When examined, however, the YBRS and vital statistics measures from around the country show that these alleged risky behaviors have little to do with real risks. In fact, in states where more youths smoke marijuana, teens have significantly lower rates of homicide, drunken driving, traffic deaths, fatal accidents, gun deaths and total violent deaths, as well as lower birth rates and less gun-carrying. Teen pot-smoking is heaviest in New Hampshire, Vermont, Rhode Island and Massachusetts, exactly the states where teens are safest from violent deaths.

North Dakota youth drink alcohol 2.5 times more than Utah youth, but teen traffic death rates and suicide rates in the two states are very similar, and Utah youths are twice as likely to be murdered. Where students drink alcohol more, high school graduation rates are significantly higher and student obesity rates lower.

Worried about teens carrying guns? Relax. Murder rates are a bit lower where kids pack steel. West Virginia teens are three times more likely to carry guns than Massachusetts teens, but Massachusetts teens suffer higher homicide rates.

Dismantle those metal detectors. The YBRS shows that how many students take weapons to school has nothing to do with how many students are injured by weapons at school. Likewise, the rate of students reporting suicide attempts bears no relationship to actual teen suicide rates. Ohio students are twice as likely as those in Indiana to attempt suicide, yet Indiana students kill themselves considerably more often.

The above findings sound incredible, but they’re based on sound comparisons of YBRS tables with each other and with state vital statistics and health statistics, using standard correlation and regression techniques. Analysis shows that most “behavior risks” that the CDC deplores are not risks at all. They don’t reliably correlate with or predict bad outcomes among teenagers. They’re not even consistent with each other.
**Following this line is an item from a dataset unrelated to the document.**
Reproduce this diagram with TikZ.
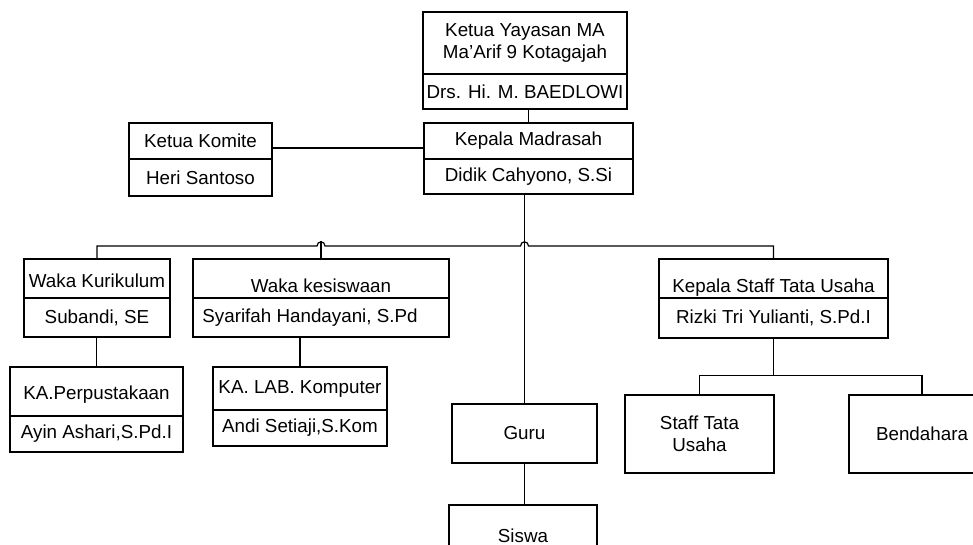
\documentclass[tikz,border=0pt]{standalone}
\usepackage{fontspec}
\setmainfont{Liberation Sans}
\begin{document}
\begin{tikzpicture}[x=1pt,y=-1pt,line width=1.2pt,
  box/.style={draw, rectangle, inner sep=0pt, align=center, font=\fontsize{18.8}{22}\selectfont}]
\useasboundingbox (0,0) rectangle (973,545);
\clip (0,0) rectangle (973,545);
% top
\node[box, minimum width=204pt, minimum height=62pt] (yt) at (525,43) {Ketua Yayasan MA\\Ma’Arif 9 Kotagajah};
\node[box, minimum width=204pt, minimum height=35pt] (yn) at (525,91.5) {Drs. Hi. M. BAEDLOWI};
\node[box, minimum width=209pt, minimum height=36pt] (kmt) at (528.5,141) {Kepala Madrasah};
\node[box, minimum width=209pt, minimum height=35pt] (kmn) at (528.5,176.5) {Didik Cahyono, S.Si};
\node[box, minimum width=143pt, minimum height=36pt] (kkt) at (200.5,141) {Ketua Komite};
\node[box, minimum width=143pt, minimum height=37pt] (kkn) at (200.5,177.5) {Heri Santoso};
% second row
\node[box, minimum width=146pt, minimum height=39pt] (wkt) at (97,278.5) {\raisebox{-9pt}[0pt][0pt]{Waka Kurikulum}};
\node[box, minimum width=146pt, minimum height=39pt] (wkn) at (97,317.5) {Subandi, SE};
\node[box, minimum width=256pt, minimum height=39pt] (wst) at (321,278.5) {\raisebox{-14pt}[0pt][0pt]{Waka kesiswaan}};
\node[box, minimum width=256pt, minimum height=39pt] (wsn) at (321,317.5) {\hspace*{-22pt}Syarifah Handayani, S.Pd};
\node[box, minimum width=229pt, minimum height=39pt] (kst) at (773.5,278.5) {\raisebox{-14pt}[0pt][0pt]{Kepala Staff Tata Usaha}};
\node[box, minimum width=229pt, minimum height=40pt] (ksn) at (773.5,318) {Rizki Tri Yulianti, S.Pd.I};
% third row
\node[box, minimum width=173pt, minimum height=49pt] (kpt) at (96.5,391.5) {\raisebox{-8pt}[0pt][0pt]{KA.Perpustakaan}};
\node[box, minimum width=173pt, minimum height=36pt] (kpn) at (96.5,434) {Ayin Ashari,S.Pd.I};
\node[box, minimum width=174pt, minimum height=43pt] (klt) at (300,388.5) {KA. LAB. Komputer};
\node[box, minimum width=174pt, minimum height=36pt] (kln) at (300,428) {Andi Setiaji,S.Kom};
\node[box, minimum width=145pt, minimum height=59pt] (guru) at (524.5,433.5) {Guru};
\node[box, minimum width=148pt, minimum height=80pt] (siswa) at (523,545) {\raisebox{18pt}{Siswa}};
\node[box, minimum width=149pt, minimum height=78pt] (stu) at (699.5,434) {Staff Tata\\Usaha};
\node[box, minimum width=146pt, minimum height=78pt] (bend) at (922,434) {Bendahara};
% connectors
\draw (kmt.north) -- (kmt.north |- yn.south);
\draw ([yshift=-7pt]kkt.east) -- ([yshift=-7pt]kkt.east -| kmt.west);
\draw (guru.north |- kmn.south) -- (guru.north);
\draw (wkt.north) |- (317,246) .. controls (317,240.5) and (325,240.5) .. (325,246)
  -- (520.5,246) .. controls (520.5,240.5) and (528.5,240.5) .. (528.5,246) -| (kst.north);
\draw (wst.north) -- ++(0,-17);
\draw (kpt.north |- wkn.south) -- (kpt.north);
\draw (klt.north |- wsn.south) -- (klt.north);
\path (ksn.south) ++(0,37) coordinate (j);
\draw (ksn.south) -- (j);
\draw (stu.north) |- (j) -| (bend.north);
\draw (guru.south) -- (guru.south |- siswa.north);
\end{tikzpicture}
\end{document}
The CDC could scrap the misleading measures in its surveillance and assemble a truer picture of teenage risks by using just one factor: how many adults in each state, community and family smoke, drink, use drugs, drive drunk, commit murder, commit suicide, etc.

For example, two behavior risks that the CDC identifies – carrying a gun and riding with a drinking driver – do indeed connect to higher likelihood of teenage suicide and traffic fatalities. But these aren’t risks that teens invent. On a state-by-state basis, the rates for these fatal outcomes among youth closely parallel the suicide and traffic death rates among middle-aged adults – that is, the youths’ parents.

Unfortunately, the CDC doesn’t mention that adult misbehaviors create the biggest risks for teens – in fact, we define any attempt by teens to act grown up as “risky behavior” because American grownups act in risky ways. Agency goals focus simply on reducing the raw percentages of teens reporting so-called behavior risks, most of which appear to reflect the CDC’s moral disapproval, not provable danger.

Authorities’ fixation on invented risks and their neglect of real risks has become a major risk of its own to young people.